Cinnamon-Ginger Tea (Sujeong Gwa, 수정과), traditionally garnished with dried persimmons and pine nuts, is a delightful sweet treat served at special occasions throughout Korea.
Galbitang (also spelled as kalbi tang) is a variety of guk, or Korean soup, made primarily from beef short ribs along with stewing beef, daikon, onions, and other ingredients.
Gochujang is a savoury and pungent fermented Korean condiment made from red chilli, glutinous rice, fermented soybeans and salt. Traditionally, it has been naturally fermented over years in large earthen pots outdoors, more often on an elevated stone platform, called jangdokdae (장독대) in the backyard.
Dak galbi is a popular Korean dish generally made by stir-frying marinated diced chicken in a chilli pepper paste based sauce, and sliced cabbage, sweet potato, spring onions, onions, ggaennip, and rice cake together on a hot plate.
Ssamjang is a thick, spicy paste used with food wrapped in a leaf in Korean cuisine.
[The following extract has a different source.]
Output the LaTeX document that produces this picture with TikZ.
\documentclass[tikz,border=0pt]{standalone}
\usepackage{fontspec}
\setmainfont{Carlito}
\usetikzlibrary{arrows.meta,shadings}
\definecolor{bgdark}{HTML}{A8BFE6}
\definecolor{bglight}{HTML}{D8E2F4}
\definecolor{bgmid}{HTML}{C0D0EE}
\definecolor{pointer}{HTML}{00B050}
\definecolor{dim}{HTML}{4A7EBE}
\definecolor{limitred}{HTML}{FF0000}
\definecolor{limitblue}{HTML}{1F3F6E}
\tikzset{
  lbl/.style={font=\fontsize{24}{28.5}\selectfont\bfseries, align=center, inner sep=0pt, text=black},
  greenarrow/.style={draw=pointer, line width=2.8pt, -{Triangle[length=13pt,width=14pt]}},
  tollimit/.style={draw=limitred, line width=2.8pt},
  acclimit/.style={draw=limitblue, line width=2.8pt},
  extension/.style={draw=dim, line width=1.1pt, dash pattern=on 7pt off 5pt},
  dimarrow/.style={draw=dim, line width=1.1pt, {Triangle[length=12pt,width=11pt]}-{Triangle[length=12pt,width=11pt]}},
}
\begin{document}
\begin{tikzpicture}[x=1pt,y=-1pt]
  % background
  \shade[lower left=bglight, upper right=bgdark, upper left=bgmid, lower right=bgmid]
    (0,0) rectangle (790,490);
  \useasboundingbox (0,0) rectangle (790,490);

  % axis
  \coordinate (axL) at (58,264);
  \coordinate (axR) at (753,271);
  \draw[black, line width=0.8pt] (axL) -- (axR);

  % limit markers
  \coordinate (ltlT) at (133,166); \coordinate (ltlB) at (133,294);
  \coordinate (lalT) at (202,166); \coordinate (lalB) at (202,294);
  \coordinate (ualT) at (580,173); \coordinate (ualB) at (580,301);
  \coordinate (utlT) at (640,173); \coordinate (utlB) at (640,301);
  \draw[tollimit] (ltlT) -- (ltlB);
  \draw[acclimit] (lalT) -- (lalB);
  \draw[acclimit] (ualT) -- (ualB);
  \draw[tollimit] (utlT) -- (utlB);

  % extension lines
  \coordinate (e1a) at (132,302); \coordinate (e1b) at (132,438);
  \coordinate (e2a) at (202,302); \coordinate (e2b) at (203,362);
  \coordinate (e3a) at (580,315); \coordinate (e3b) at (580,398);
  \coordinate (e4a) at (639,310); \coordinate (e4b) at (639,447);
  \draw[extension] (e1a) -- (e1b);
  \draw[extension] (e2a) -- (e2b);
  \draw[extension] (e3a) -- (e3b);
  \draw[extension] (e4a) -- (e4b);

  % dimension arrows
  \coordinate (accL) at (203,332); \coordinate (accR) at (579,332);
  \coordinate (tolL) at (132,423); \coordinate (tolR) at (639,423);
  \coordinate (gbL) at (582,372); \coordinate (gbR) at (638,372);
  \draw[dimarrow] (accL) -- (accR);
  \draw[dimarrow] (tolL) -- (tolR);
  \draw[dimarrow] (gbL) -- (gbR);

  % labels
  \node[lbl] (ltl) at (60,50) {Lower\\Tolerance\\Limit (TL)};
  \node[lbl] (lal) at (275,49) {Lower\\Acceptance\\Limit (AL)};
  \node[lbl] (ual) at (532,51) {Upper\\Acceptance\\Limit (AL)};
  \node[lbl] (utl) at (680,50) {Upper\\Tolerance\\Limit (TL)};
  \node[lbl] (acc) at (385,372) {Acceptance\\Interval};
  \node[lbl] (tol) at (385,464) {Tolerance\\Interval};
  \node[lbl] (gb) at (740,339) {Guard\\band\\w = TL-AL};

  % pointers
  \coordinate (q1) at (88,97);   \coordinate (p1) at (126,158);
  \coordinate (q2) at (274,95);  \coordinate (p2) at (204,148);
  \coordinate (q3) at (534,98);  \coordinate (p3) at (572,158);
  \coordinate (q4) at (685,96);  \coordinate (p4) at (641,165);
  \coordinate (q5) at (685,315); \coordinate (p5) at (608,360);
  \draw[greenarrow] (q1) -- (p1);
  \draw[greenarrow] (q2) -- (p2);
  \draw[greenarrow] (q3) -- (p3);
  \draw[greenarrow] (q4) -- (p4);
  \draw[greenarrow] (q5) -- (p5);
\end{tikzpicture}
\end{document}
The sauce is made of doenjang, gochujang, sesame oil, onion, garlic, spring onions, and optionally brown sugar.
Bulgogi is traditionally grilled, but pan-cooking has become popular as well. Whole cloves of garlic, sliced onions and chopped green peppers are often grilled or fried with the meat.
Gamjajeon is a variety of jeon, or Korean style pancake, made by pan-frying finely grated potato on a frying pan with any type of vegetable oil until golden brown.
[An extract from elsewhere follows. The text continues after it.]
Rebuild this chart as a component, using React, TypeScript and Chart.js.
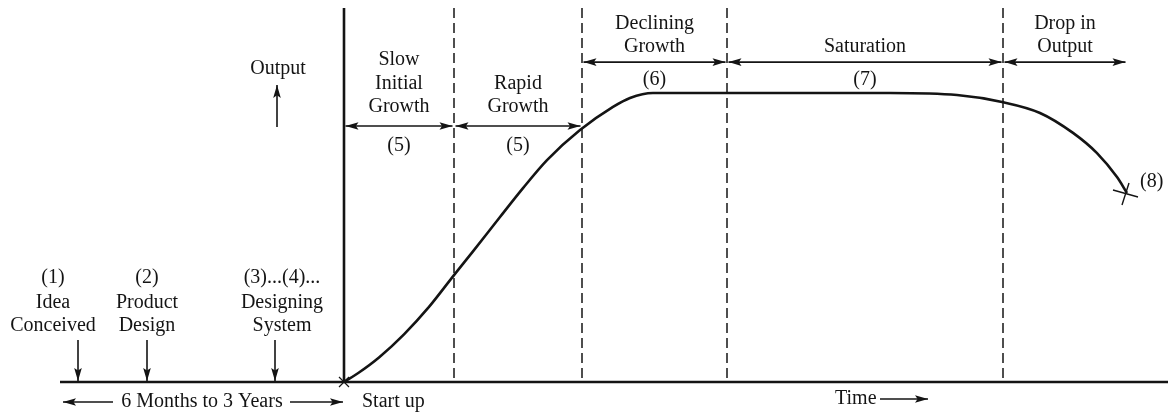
import React, { useEffect, useRef } from "react";
import { Chart, registerables } from "chart.js";

Chart.register(...registerables);

// ---- Data (time since start-up vs. output, plateau = 100) ----
const timeValues = [0, 15, 35, 60, 85, 110, 129, 156, 179, 203, 236, 269, 286, 309, 336, 546, 613, 658, 696, 729, 753, 773, 783];
const outputValues = [0, 3.3, 8.5, 16.5, 26.0, 37.0, 45.2, 57.1, 67.1, 76.8, 87.2, 95.2, 98.3, 100, 100, 100, 99.3, 96.9, 93.1, 86.2, 79.2, 70.9, 65.4];

// phase boundaries on the time axis (start-up = 0)
const phaseBounds = [0, 110, 238, 383, 659, 783];
const phaseTitles = [
  ["Slow", "Initial", "Growth"],
  ["Rapid", "Growth"],
  ["Declining", "Growth"],
  ["Saturation"],
  ["Drop in", "Output"],
];
const phaseNumbers = ["(5)", "(5)", "(6)", "(7)", ""];
const phaseArrowLevels = [88.6, 88.6, 110.7, 110.7, 110.7];

// pre start-up milestones
const milestoneTimes = [-266, -197, -69];
const milestoneLabelTimes = [-291, -197, -62];
const milestoneLabels = [
  ["(1)", "Idea", "Conceived"],
  ["(2)", "Product", "Design"],
  ["(3)...(4)...", "Designing", "System"],
];
const milestoneTextLevels = [36.0, 27.3, 19.4];
const milestoneArrowTop = 14.5;

const timeMin = -344;
const timeMax = 824;
const outputMin = -11.76;
const outputMax = 132.18;
const baselineStart = -284;
const axisTop = 129.4;

const INK = "#141414";
const FONT = '20px "Liberation Serif", "Times New Roman", serif';

function drawArrowHead(ctx: CanvasRenderingContext2D, x1: number, y1: number, x2: number, y2: number, len = 13, half = 3.8) {
  const a = Math.atan2(y2 - y1, x2 - x1);
  ctx.beginPath();
  ctx.moveTo(x2, y2);
  ctx.lineTo(x2 - len * Math.cos(a) + half * Math.sin(a), y2 - len * Math.sin(a) - half * Math.cos(a));
  ctx.lineTo(x2 - len * Math.cos(a) * 0.8, y2 - len * Math.sin(a) * 0.8);
  ctx.lineTo(x2 - len * Math.cos(a) - half * Math.sin(a), y2 - len * Math.sin(a) + half * Math.cos(a));
  ctx.closePath();
  ctx.fill();
}

function arrow(ctx: CanvasRenderingContext2D, x1: number, y1: number, x2: number, y2: number, both = false) {
  ctx.beginPath();
  ctx.moveTo(x1, y1);
  ctx.lineTo(x2, y2);
  ctx.stroke();
  drawArrowHead(ctx, x1, y1, x2, y2);
  if (both) drawArrowHead(ctx, x2, y2, x1, y1);
}

const diagramPlugin = {
  id: "diagram",
  beforeDatasetsDraw(chart: any) {
    const ctx: CanvasRenderingContext2D = chart.ctx;
    const X = (v: number) => chart.scales.x.getPixelForValue(v);
    const Y = (v: number) => chart.scales.y.getPixelForValue(v);
    ctx.save();
    ctx.strokeStyle = INK;
    // dashed phase separators
    ctx.lineWidth = 1.5;
    ctx.setLineDash([10, 5]);
    for (let i = 1; i < phaseBounds.length - 1; i++) {
      ctx.beginPath();
      ctx.moveTo(X(phaseBounds[i]), Y(axisTop));
      ctx.lineTo(X(phaseBounds[i]), Y(0));
      ctx.stroke();
    }
    ctx.setLineDash([]);
    // time baseline
    ctx.lineWidth = 2.6;
    ctx.beginPath();
    ctx.moveTo(X(baselineStart), Y(0));
    ctx.lineTo(X(timeMax), Y(0));
    ctx.stroke();
    // output axis at start-up
    ctx.beginPath();
    ctx.moveTo(X(0), Y(axisTop));
    ctx.lineTo(X(0), Y(0));
    ctx.stroke();
    ctx.restore();
  },
  afterDatasetsDraw(chart: any) {
    const ctx: CanvasRenderingContext2D = chart.ctx;
    const X = (v: number) => chart.scales.x.getPixelForValue(v);
    const Y = (v: number) => chart.scales.y.getPixelForValue(v);
    ctx.save();
    ctx.strokeStyle = INK;
    ctx.fillStyle = INK;
    ctx.font = FONT;
    ctx.textAlign = "center";
    ctx.textBaseline = "middle";
    ctx.lineWidth = 1.6;

    // phase arrows and labels
    for (let i = 0; i < phaseTitles.length; i++) {
      const x1 = X(phaseBounds[i]) + 1.5;
      const x2 = X(phaseBounds[i + 1]) - 1.5;
      const ay = Y(phaseArrowLevels[i]);
      arrow(ctx, x1, ay, x2, ay, true);
      const cx = (X(phaseBounds[i]) + X(phaseBounds[i + 1])) / 2;
      const lines = phaseTitles[i];
      const gap = i < 2 ? 19 : 15;
      for (let j = 0; j < lines.length; j++) {
        ctx.fillText(lines[j], cx, ay - gap - (lines.length - 1 - j) * 23.5);
      }
      if (phaseNumbers[i]) ctx.fillText(phaseNumbers[i], cx, ay + (i < 2 ? 20 : 17.5));
    }

    // Output label with up arrow
    ctx.fillText("Output", X(-66), Y(108.3));
    arrow(ctx, X(-67), Y(88.2), X(-67), Y(102.8));

    // milestones
    for (let i = 0; i < milestoneLabels.length; i++) {
      const lx = X(milestoneLabelTimes[i]);
      milestoneLabels[i].forEach((t, j) => ctx.fillText(t, lx, Y(milestoneTextLevels[j])));
      arrow(ctx, X(milestoneTimes[i]), Y(milestoneArrowTop), X(milestoneTimes[i]), Y(0) - 1);
    }

    // bottom captions
    ctx.fillText("6 Months to 3 Years", X(-142), Y(-6.9));
    arrow(ctx, X(-231), Y(-6.9), X(-281), Y(-6.9));
    arrow(ctx, X(-54), Y(-6.9), X(-1), Y(-6.9));
    ctx.textAlign = "left";
    ctx.fillText("Start up", X(18), Y(-6.9));
    ctx.fillText("Time", X(491), Y(-5.9));
    arrow(ctx, X(536), Y(-5.9), X(584), Y(-5.9));

    // start-up cross
    ctx.lineWidth = 1.2;
    const sx = X(0), sy = Y(0);
    ctx.beginPath();
    ctx.moveTo(sx - 5, sy - 5); ctx.lineTo(sx + 5, sy + 5);
    ctx.moveTo(sx - 5, sy + 5); ctx.lineTo(sx + 5, sy - 5);
    ctx.stroke();

    // end cross (8)
    const ex = X(timeValues[timeValues.length - 1]);
    const ey = Y(outputValues[outputValues.length - 1]);
    ctx.lineWidth = 1.4;
    ctx.beginPath();
    ctx.moveTo(ex - 14, ey - 3); ctx.lineTo(ex + 11, ey + 4);
    ctx.moveTo(ex + 2, ey - 10); ctx.lineTo(ex - 5, ey + 12);
    ctx.stroke();
    ctx.fillText("(8)", ex + 13, ey - 11);

    ctx.restore();
  },
};

export default function App() {
  const ref = useRef<HTMLCanvasElement | null>(null);
  useEffect(() => {
    document.body.style.margin = "0";
    document.body.style.background = "#ffffff";
    const canvas = ref.current;
    if (!canvas) return;
    const chart = new Chart(canvas, {
      type: "line",
      data: {
        datasets: [
          {
            label: "Output",
            data: timeValues.map((t, i) => ({ x: t, y: outputValues[i] })),
            borderColor: INK,
            borderWidth: 2.6,
            pointRadius: 0,
            fill: false,
            cubicInterpolationMode: "monotone",
          },
        ],
      },
      options: {
        responsive: false,
        animation: false,
        devicePixelRatio: 1,
        layout: { padding: 0 },
        plugins: { legend: { display: false }, tooltip: { enabled: false } },
        scales: {
          x: { type: "linear", min: timeMin, max: timeMax, display: false },
          y: { type: "linear", min: outputMin, max: outputMax, display: false },
        },
      },
      plugins: [diagramPlugin],
    } as any);
    return () => chart.destroy();
  }, []);
  return (
    <div style={{ width: 1168, height: 416, background: "#fff" }}>
      <canvas ref={ref} width={1168} height={416} style={{ display: "block" }} />
    </div>
  );
}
Nakji bokkeum ( 낙지볶음) is a popular dish in Korea. A sweet and spicy octopus stir fry dish, it is a classic Korean favourite, often served with buckwheat noodles or rice. Octopus is a low-calorie food so it is believed to be good for stamina. In Korea, nakji bokkeum is served spicy so people usually eat shellfish soup with it to reduce the sensation of hotness.
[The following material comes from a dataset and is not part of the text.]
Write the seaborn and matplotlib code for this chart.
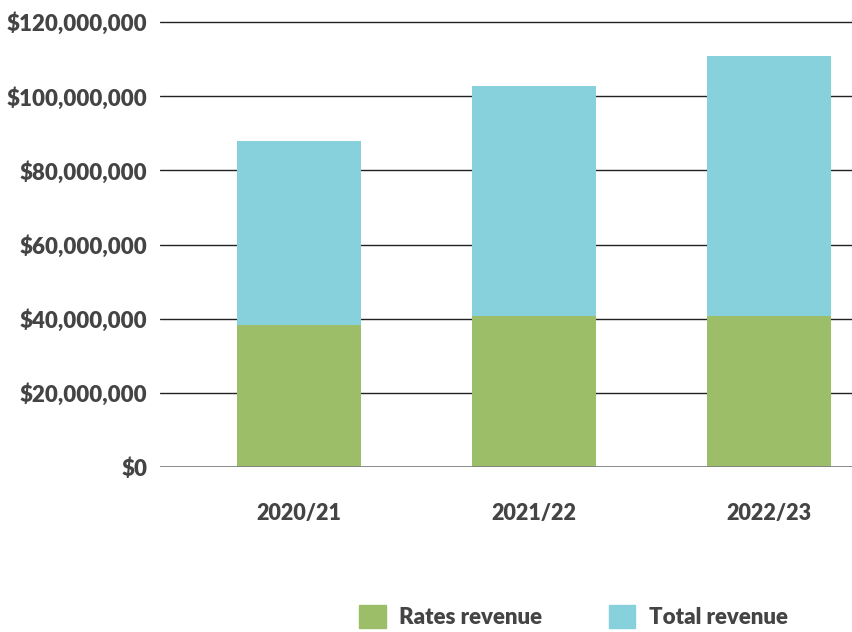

Kimchi, also spelled gimchi, kimchee, or kim chee, is a traditional fermented Korean dish made of vegetables with a variety of seasonings. There are hundreds of varieties of kimchi made with a main vegetable ingredient such as napa cabbage, radish, spring onion, or cucumber. Kimchi is also a main ingredient for many Korean dishes such as kimchi stew (김치찌개; kimchi jjigae), kimchi soup (김칫국; kimchiguk), and kimchi fried rice (김치볶음밥; kimchi bokkeumbap).